Monday, December 17, 2012

Attempts to commit Offences : Section 511, IPC.

The word 'attempt' is not defined in the Indian Penal Code. According to Oxford Dictionary 'attempt' means 'earnest and conscientious activity intended to do' or 'accomplish something'.

Every commission of a crime has three stages
  1. Intention to commit it;
  2. Preparation for its commission; and
  3. A successful attempt.
If the attempt to commit a crime is successful, then the crime itself is committed; but where the attempt is not followed by the intended consequences, Section 511 of the Indian Penal Code ( in short IPC ) applies which is read as follows:

Section 511. Punishment for attempting to commit offences punishable with imprisonment for life or other imprisonment.- Whoever attempts to commit an offence punishable by this Code with imprisonment for life or imprisonment, or to cause such an offence to be committed, and in such attempt does any act towards the commission of the offence, shall, where no express provision is made by this Code for the punishment of such attempt, be punished with imprisonment of any description provided for the offence, for a term which may extend to one-half of the imprisonment for life or, as the case may be, one-half of the longest term of imprisonment provided for that offence, or with such fine as is provided for the offence, or with both. 

Ingredient of Section 511  
The ingredient of Section 511 are
  1. Offence punishable with imprisonment for life or imprisonment;
  2. Does any act towards the commission of the offence;
  3. No express provision is made by the Code for the punishment of such attempt.
Attempt is the direct movement towards the commission after the preparation are made. Mere intention to commit a crime, not followed by any act, does not constitute an offence. Only such attempts are punishable under Section 511 for which no express provision is made by the Code.

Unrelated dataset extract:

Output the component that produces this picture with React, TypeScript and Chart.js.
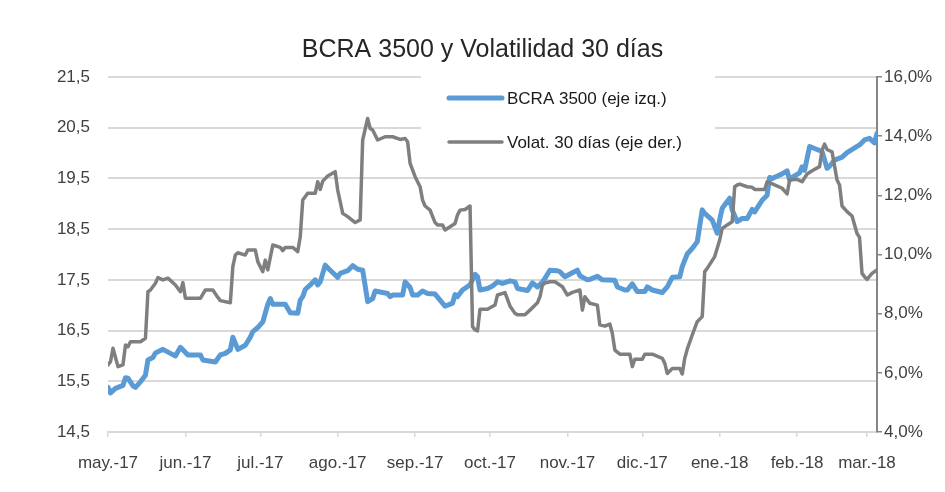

Section 511 of the Indian Penal Code is a general section that makes punishable all attempts to commit offences punishable with imprisonment for life or imprisonment excepting those punishable with death or with fine only. Section 511, IPC provides for punishment for an attempt to commit an offence under the Penal Code. The very policy underlying in Section 511, IPC seems to be for providing it as a residuary provision. It does not apply to offence under special or local laws.

In Satvir Singh vs. State of Punjab AIR 2001 SC 2828, it was observed that Section 511 of the Indian Penal Code makes attempt to commit an offence punishable. The offence attempted should be one punishable by the Code with imprisonment. The conditions stipulated in the provision for completion of the said offence are- (i) the offender should have done some act towards commission of the main offence; (ii) such attempt is not expressly covered as a penal provision elsewhere in the Code. Thus attempt on the part of the accused is sine qua non for the offence under Section 511, IPC. If the act of the accused asking his wife/victim to go and commit suicide had driven her to proceed to the railway track for ending her life then it is expressly made punishable under Section 498A of the IPC. Section 498A, IPC makes cruelty as a punishable offence. One of the categories included in the Explanation to the said Section (by which the word cruelty is defined) is thus: (a) Any willful conduct which is of such a nature as is likely to drive the woman to commit suicide or to cause grave injury or danger to life, limb or health (whether mental or physical) of the woman; when it is so expressly made punishable the act involved therein stands lifted out of the purview of Section 511, IPC.

In Abhayanand Mishra vs. State of Bihar AIR 1961 SC 1698, the appellant applied to the Patna University for permission to appear at the 1954 M.A. Examination in the English as a private candidate representing that he was a graduate having obtained his B.A. degree in 1951 and that he had been teaching in a certain school. He attached bogus certificates in this regard. The University gave the permission and issued admit-card. In the meantime, however, the University came to know about the forged application of the applicant.

The issue before the Court was whether appellant was guilty of an 'attempt to cheat' the University, under Section 415, IPC, in as much as he, by making false representation, deceived the University and induced the authorities to issue admit-card. The arguments on behalf of the appellant was that what he did was just a preparation and not an attempt to cheat; further, admit-card was not property and had no pecuniary value in itself.

The Apex Court observed that a personal commits the offence of 'attempt to commit a particular offence' when (i) he, intends to commit that particular offence; and (ii) he, having made preparations and with the intention to commit the offence, does an act towards its commission; such an act need not be the penultimate act towards the commission of that offence but must be an act during the course of committing that offence.

The Court held that appellant did deceived the University, as a dishonest concealment of facts is a deception and thus cheating under Section 415, IPC. Admit-card is a 'property' as it has immense value to a candidate. It is not true that appellant did not gone beyond the stage of preparation. The preparation was complete when he had prepared the application for the purpose of submission to the University. The moment he dispatched it, he entered the realm of attempting to commit the offence of cheating. He did succeed in deceiving the University and inducing it to issue the admit-card. He just failed to get it and sit for the examination because something beyond his control took place inasmuch as the University was informed about his being neither a graduate nor a teacher.